The most common audio bit depths are 16-bit, 24-bit, and 32-bit. Each is a binary term, representing a number of possible values. Systems of higher audio bit depths are able to express more possible values:
- 16-bit: 65,536 values
- 24-bit: 16,777,216 values
- 32-bit: 4,294,967,296 values
Higher bit depths mean higher resolution audio; if the bit depth is too low, some information of the original audio signal will be lost. With a higher audio bit depth—and therefore a higher resolution—more amplitude values are available for us to record. As a result, the continuous analog wave’s exact amplitude is closer to an available value when sampled. Therefore, a digital approximation of the amplitude becomes closer to the original fluid analog wave.
- 16-bit: 65,536 amp. values
- 24-bit: 16,777,217 amp. values
- 32-bit: 4,284,967,296 amp. values
Increasing the audio bit depth, along with increasing the audio sample rate, creates more total points to reconstruct the analog wave.
However, the fluid analog wave does not always perfectly line up with a possible value, regardless of the resolution. As a result, the last bit in the data denoting the amplitude is rounded to either 0 or 1, in a process called quantization. This means there is an essentially randomized part of the signal.

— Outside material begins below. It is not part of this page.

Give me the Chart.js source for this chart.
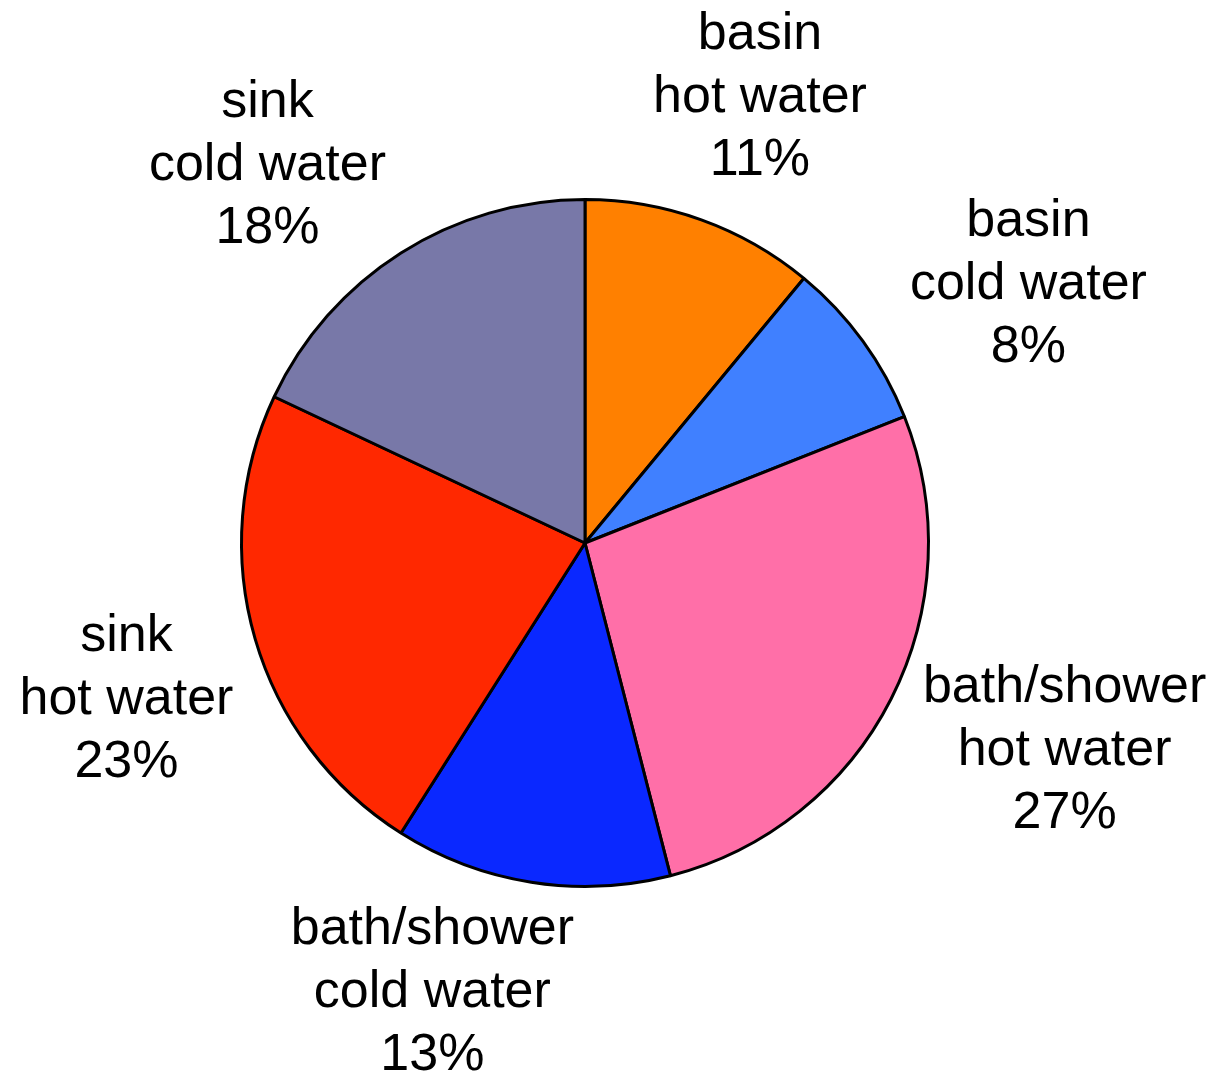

In digital audio, we hear this randomization as a low white noise, which we call the noise floor. Like the mechanical noise introduced in an analog context or background noise in a live acoustic setting, digital quantization error introduces noise into our audio.
Harmonic relationships between the sample rate and audio, along with the bit depth, can cause certain patterns in quantization. This is known as correlated noise, which we hear as resonances in the noise floor at certain frequencies. Here, our noise floor is actually higher, taking up potential amplitude values for a recorded signal.
However, we can perform artificial randomization to make sure these patterns don’t occur. In a process called dithering, we can randomize how this last bit gets rounded. Patterns are not created, creating more randomized “uncorrelated noise” that leaves more potential amplitude values.
The amplitude of the noise floor becomes the bottom of our possible dynamic range. On the other side of the spectrum, a digital system can distort if the amplitude is too high when a signal exceeds the maximum value the binary system can create. This level is referred to as 0 dBFS.
In the end, our audio bit depth determines the number of possible amplitude values between the noise floor and 0 dBFS.
Can you hear the difference between audio bit depths?
You may be thinking, “Can human ears really tell the difference between 65,536 and 4,294,967,296 amplitude levels?”
This is a valid question. The noise floor, even in a 16-bit system, is incredibly low. Unless you need more than 96 dB of effective dynamic range, 16-bit is viable for the final bounce of a project.
However, while working on a project, it’s not a bad idea to work with a higher audio bit depth. Because the noise floor drops, you essentially have more room before distortion occurs—also known as headroom. Having this extra buffer space before distortion is a good failsafe while working and provides more flexibility.
For more information on audio bit depth, be sure to check out the video below.
What should my sample rate and bit depth be?
For music production try a sample rate of 48 kHz at 24 bits. This strikes a nice balance between quality, file size, and processing power. However, the right sample rate and bit depth will ultimately depend on what medium of distribution you're mastering your audio for.
Summary: sample rate vs bit depth
In summary, sample rate determines the number of snapshots taken to recreate the original sound wave while bit depth determines how many amplitude values each of those snap shots contain. Together bit depth and sample rate work together to determine audio resolution. You should try producing at the highest values possible and later bounce your high fidelity master to a bit depth and sample rate suited for the intended medium of distribution.